Program usage

Takes a recorded WAV file (from GQRX, SDR#, etc.) and decodes the raw image. Later you can rotate the image and adjust the contrast with something like GIMP or Photoshop.

Works with WAV files of any sample rate, 32 bit float or 16 bit integer encoded. When loading audio files with more than one channel (stereo), only the first one is used.


Run by clicking the executable, or from terminal without arguments. You can do two things:

  • Decode a WAV file into a PNG.

  • Resample a WAV into another WAV, this is useful if you want to try a program like atp-dec/apt-dec that requires a specific sample rate.



$ ./noaa-apt --help
  ./target/debug/noaa-apt [OPTIONS] [INPUT_FILENAME]

Decode NOAA APT images from WAV files. Run without arguments to launch the GUI

Positional arguments:
  input_filename        Input WAV file.

Optional arguments:
  -h,--help             Show this help message and exit
  -v,--version          Show version and quit.
  -d,--debug            Print debugging messages.
  -q,--quiet            Don't print info messages.
  --wav-steps           Export a WAV for every step of the decoding process for
                        debugging, the files will be located on the current
                        folder, named {number}_{description}.wav
                        Export a WAV for the expanded and filtered signal on
                        the resampling step. Very expensive operation, can take
                        several GiB of both RAM and disk. --wav-steps should be
  --no-sync             Disable syncing, useful when the sync frames are noisy
                        and the syncing attempts do more harm than good.
  -c,--contrast CONTRAST
                        Contrast adjustment method for decode. Possible values:
                        "98_percent", "telemetry" or "disable". 98 Percent used
                        by default.
  -o,--output FILENAME  Set output path. When decoding images the default is
                        './output.png', when resampling the default is
  -r,--resample SAMPLE_RATE
                        Resample WAV file to a given sample rate, no APT image
                        will be decoded.

Advanced settings



Upside down images

These satellites have polar orbits, so sometimes you see them go from north to south and sometimes from south to north. If the satellite went from south to north you should rotate the image.

Bad contrast, dark images

The program tries to adjust the contrast with a conservative method, you can try another one, check the advanced settings.

If the image needs more contrast you can adjust it with an image editor. I use GIMP and the tool Colors > Levels. You can pick a white spot and a black spot as you can see on this screenshot.

Contrast correction using GIMP


This program starts a new line when it receives a sync frame (those seven white and black stripes), works well if the signal has clear sync frames.

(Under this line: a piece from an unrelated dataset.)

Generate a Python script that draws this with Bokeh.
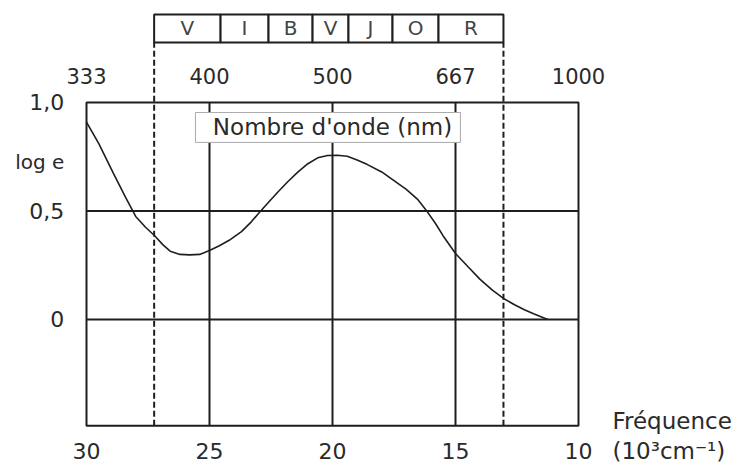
from bokeh.plotting import figure
from bokeh.models import Range1d
from bokeh.core.properties import value
from bokeh.embed import file_html
from bokeh.resources import INLINE

# ---- data ----
freq = [30.0, 29.5, 28.9, 28.4, 28.0, 27.6, 27.24, 26.9, 26.6, 26.2, 25.8, 25.4,
        25.0, 24.6, 24.2, 23.7, 23.3, 23.0, 22.6, 22.2, 21.8, 21.4, 21.0, 20.6,
        20.2, 19.8, 19.4, 19.0, 18.6, 18.0, 17.5, 17.0, 16.55, 16.2, 15.8, 15.5,
        15.0, 14.5, 14.0, 13.5, 13.05, 12.6, 12.2, 11.8, 11.25]
loge = [0.91, 0.81, 0.672, 0.56, 0.475, 0.425, 0.387, 0.345, 0.315, 0.30, 0.298, 0.30,
        0.318, 0.34, 0.365, 0.405, 0.45, 0.49, 0.54, 0.59, 0.637, 0.68, 0.718, 0.745,
        0.756, 0.757, 0.752, 0.735, 0.715, 0.68, 0.64, 0.60, 0.555, 0.505, 0.44, 0.385,
        0.304, 0.244, 0.185, 0.135, 0.097, 0.068, 0.045, 0.025, 0.0]

x_ticks = [30, 25, 20, 15, 10]
x_tick_labels = ["30", "25", "20", "15", "10"]
wl_labels = ["333", "400", "500", "667", "1000"]
y_ticks = [1.0, 0.5, 0.0]
y_tick_labels = ["1,0", "0,5", "0"]
colour_names = ["V", "I", "B", "V", "J", "O", "R"]
colour_edges = [27.25, 24.55, 22.60, 20.81, 19.35, 17.56, 15.69, 13.05]

# ---- layout constants ----
X0, X1 = 30, 10          # frame in data units
Y0, Y1 = -0.49, 1.0
BAND_LO, BAND_HI = 1.276, 1.406
INK = "#1e1e1e"
TXT = "#2a2a2a"
FONT = value("DejaVu Sans")

p = figure(width=739, height=465, output_backend="svg", toolbar_location=None,
           x_range=Range1d(33.496, 3.455), y_range=Range1d(-0.6728, 1.470),
           x_axis_location=None, y_axis_location=None, min_border=0,
           outline_line_color=None)
p.xgrid.visible = False
p.ygrid.visible = False
p.background_fill_color = "white"
p.border_fill_color = "white"

# grid lines
p.segment(x0=[X0] * 2, x1=[X1] * 2, y0=[0.0, 0.5], y1=[0.0, 0.5], line_color=INK, line_width=2)
p.segment(x0=x_ticks[1:4], x1=x_ticks[1:4], y0=[Y0] * 3, y1=[Y1] * 3, line_color=INK, line_width=2)

# dashed limits of visible spectrum
vis = [colour_edges[0], colour_edges[-1]]
p.segment(x0=vis, x1=vis, y0=[Y0] * 2, y1=[BAND_LO] * 2, line_color=INK, line_width=2,
          line_dash="6 3")

# frame
p.quad(left=[X0], right=[X1], bottom=[Y0], top=[Y1], fill_color=None, line_color=INK, line_width=2)

# curve
p.line(freq, loge, line_color=INK, line_width=1.6)

# legend-like box
p.quad(left=[25.57], right=[14.80], bottom=[0.816], top=[0.954], fill_color="white",
       line_color="#aaaaaa", line_width=1)
p.text(x=[20.0], y=[0.885], text=["Nombre d'onde (nm)"], text_font=FONT,
       text_font_size="23px", text_align="center", text_baseline="middle", text_color=TXT)

# colour band
p.quad(left=colour_edges[:-1], right=colour_edges[1:], bottom=[BAND_LO] * 7, top=[BAND_HI] * 7,
       fill_color="white", line_color=INK, line_width=2)
centers = [(a + b) / 2 for a, b in zip(colour_edges[:-1], colour_edges[1:])]
p.text(x=centers, y=[(BAND_LO + BAND_HI) / 2] * 7, text=colour_names, text_font=FONT,
       text_font_size="20px", text_align="center", text_baseline="middle", text_color="#444444")

# top wavelength labels
p.text(x=x_ticks, y=[1.12] * 5, text=wl_labels, text_font=FONT, text_font_size="21px",
       text_align="center", text_baseline="middle", text_color=TXT)

# bottom frequency labels
p.text(x=x_ticks, y=[-0.606] * 5, text=x_tick_labels, text_font=FONT, text_font_size="22px",
       text_align="center", text_baseline="middle", text_color=TXT)

# y labels
p.text(x=[30.9] * 3, y=y_ticks, text=y_tick_labels, text_font=FONT, text_font_size="22px",
       text_align="right", text_baseline="middle", text_color=TXT)
p.text(x=[30.9], y=[0.724], text=["log e"], text_font=FONT, text_font_size="20px",
       text_align="right", text_baseline="middle", text_color=TXT)

# axis title
p.text(x=[8.62, 8.62], y=[-0.47, -0.606], text=["Fréquence", "(10³cm⁻¹)"], text_font=FONT,
       text_font_size="23px", text_align="left", text_baseline="middle", text_color=TXT)

open("out.html", "w").write(file_html(p, INLINE))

The first time I recorded a NOAA APT signal using a FM amateur radio the bright parts had lot’s of noise (had saturation when receiving white, I don’t know why), the sync frames were really low quality and the alignment was really bad. Anyways, when using SDR that doesn’t happen.

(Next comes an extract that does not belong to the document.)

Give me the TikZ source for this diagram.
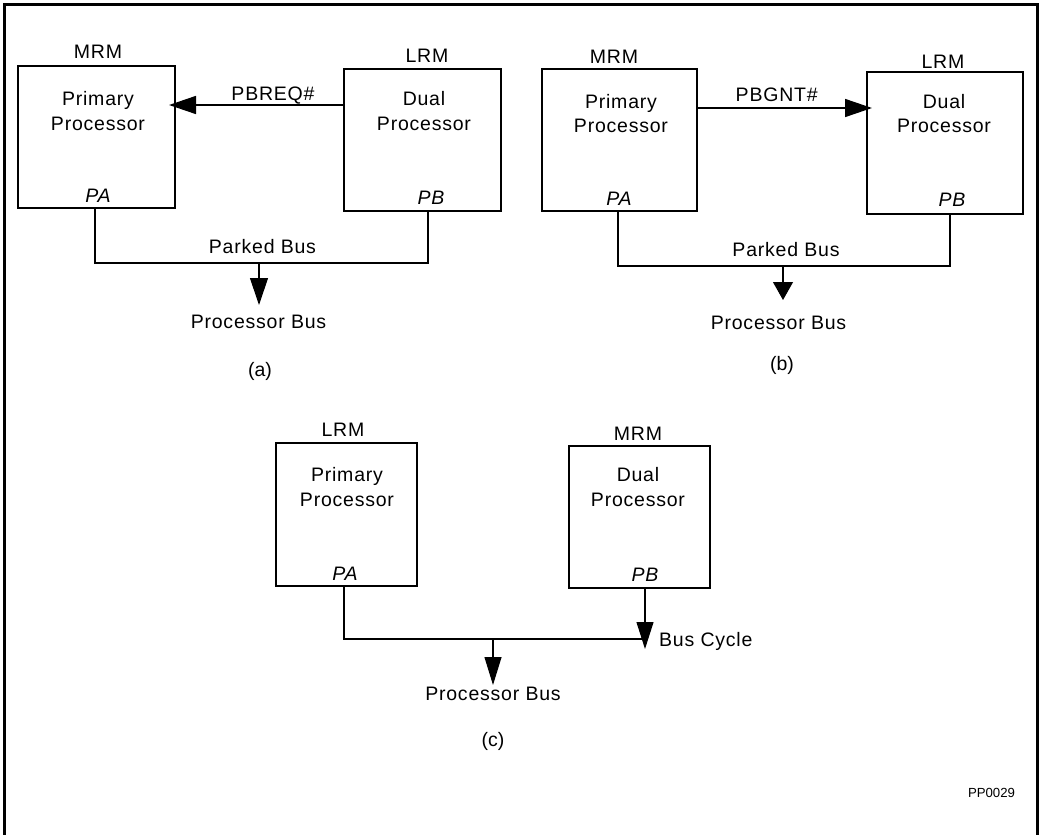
\documentclass[tikz,border=0pt]{standalone}
\usepackage{fontspec}
\newfontfamily\lbl[LetterSpace=4]{Liberation Sans}
\newfontfamily\plain{Liberation Sans}
\usetikzlibrary{arrows.meta}
\tikzset{
  cpu/.style={draw, line width=2.5pt, rectangle, inner sep=0pt},
  txt/.style={font=\fontsize{19.5}{23}\lbl, anchor=base, inner sep=0pt},
  itxt/.style={font=\fontsize{19.5}{23}\lbl\itshape, anchor=base, inner sep=0pt},
  bus/.style={line width=1.1pt},
  sig/.style={line width=1.5pt},
  bigtip/.style={-{Triangle[length=27pt,width=18pt]}},
  smalltip/.style={-{Triangle[length=18pt,width=20pt]}},
}
\begin{document}
\begin{tikzpicture}[x=1pt,y=-1pt]
\useasboundingbox (0,0) rectangle (1044,835);
\draw[line width=2.7pt] (4.7,835) -- (4.7,4.7) -- (1037.5,4.7) -- (1037.5,835);

% ---------- (a)
\node[cpu, minimum width=157pt, minimum height=142pt] (al) at (96.5,137) {};
\node[cpu, minimum width=157pt, minimum height=142pt] (ar) at (422.5,140) {};
\node[txt] (alT) at (98,58.5) {MRM};
\node[txt] (arT) at (427,62.5) {LRM};
\node[txt] (al1) at (98,105.7) {Primary};
\node[txt] (al2) at (98,130) {Processor};
\node[txt] (ar1) at (424,105.7) {Dual};
\node[txt] (ar2) at (424,130) {Processor};
\node[itxt] (alP) at (98,202.7) {PA};
\node[itxt] (arP) at (431,204) {PB};
\coordinate (reqE) at (169,105);
\draw[sig, bigtip] (ar.west |- reqE) -- (reqE);
\node[txt] (reqL) at (273,100) {PBREQ\#};
\coordinate (jA) at (259,263);
\coordinate (tA) at (259,305);
\draw[bus] ([xshift=-1.5pt]al.south) |- (jA) -| ([xshift=5.5pt]ar.south);
\draw[bus, bigtip] (jA) -- (tA);
\node[txt] (pkA) at (262.5,253.3) {Parked Bus};
\node[txt] (pbA) at (258.5,328.3) {Processor Bus};
\node[font=\fontsize{19.5}{23}\plain, anchor=base, inner sep=0pt] (capA) at (260,376) {(a)};

% ---------- (b)
\node[cpu, minimum width=155pt, minimum height=142pt] (bl) at (619.5,140) {};
\node[cpu, minimum width=156pt, minimum height=142pt] (br) at (945,143) {};
\node[txt] (blT) at (614,63.3) {MRM};
\node[txt] (brT) at (943,68.3) {LRM};
\node[txt] (bl1) at (621,108.3) {Primary};
\node[txt] (bl2) at (621,132.3) {Processor};
\node[txt] (br1) at (944,108.3) {Dual};
\node[txt] (br2) at (944,132.3) {Processor};
\node[itxt] (blP) at (619,205) {PA};
\node[itxt] (brP) at (952,206.7) {PB};
\coordinate (gntE) at (872,108);
\draw[sig, bigtip] (bl.east |- gntE) -- (gntE);
\node[txt] (gntL) at (776.7,101.7) {PBGNT\#};
\coordinate (jB) at (783,266);
\coordinate (tB) at (783,300);
\draw[bus] ([xshift=-1.5pt]bl.south) |- (jB) -| ([xshift=5pt]br.south);
\draw[bus, smalltip] (jB) -- (tB);
\node[txt] (pkB) at (786,256) {Parked Bus};
\node[txt] (pbB) at (778.5,329.3) {Processor Bus};
\node[font=\fontsize{19.5}{23}\plain, anchor=base, inner sep=0pt] (capB) at (782,370) {(b)};

% ---------- (c)
\node[cpu, minimum width=141pt, minimum height=143pt] (cl) at (346.5,514.5) {};
\node[cpu, minimum width=141pt, minimum height=142pt] (cr) at (639.5,517) {};
\node[txt] (clT) at (343,436.7) {LRM};
\node[txt] (crT) at (638,440) {MRM};
\node[txt] (cl1) at (347,481.7) {Primary};
\node[txt] (cl2) at (347,506) {Processor};
\node[txt] (cr1) at (638,481.7) {Dual};
\node[txt] (cr2) at (638,506) {Processor};
\node[itxt] (clP) at (345,580) {PA};
\node[itxt] (crP) at (645,581.7) {PB};
\coordinate (jC) at (493,639);
\coordinate (eC) at (645,639);
\coordinate (tC) at (493,685);
\coordinate (tC2) at (645,649);
\draw[bus] ([xshift=-2.5pt]cl.south) |- (eC);
\draw[bus, {-Triangle[length=27pt,width=17pt]}] ([xshift=5.5pt]cr.south) -- (tC2);
\draw[bus, {-Triangle[length=28pt,width=17pt]}] (jC) -- (tC);
\node[txt, anchor=base west] (bcC) at (659,646.7) {Bus Cycle};
\node[txt] (pbC) at (493,700.7) {Processor Bus};
\node[font=\fontsize{19.5}{23}\plain, anchor=base, inner sep=0pt] (capC) at (493,746.7) {(c)};

\node[font=\fontsize{13.2}{15}\plain, anchor=base, inner sep=0pt] (id) at (991.5,797.5) {PP0029};
\end{tikzpicture}
\end{document}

Every decoder I’ve tested, excluding WXtoIMG, has the same problem.

You can disable the syncing (on GUI there is a checkbox, for commandline the option is --no-sync). Then you should manually edit and straighten the image.

Example of syncing problems


Sometimes the reception is bad and you should try receiving another pass, maybe with a better antenna.

Example of noise

Something strange

You can set the option to export a WAV file with the samples used in each step of the decoding process, then open each WAV on something like Audacity to see where things went wrong. I use Audacity because it shows the samples clearly and Analyze > Plot Spectrum is really useful.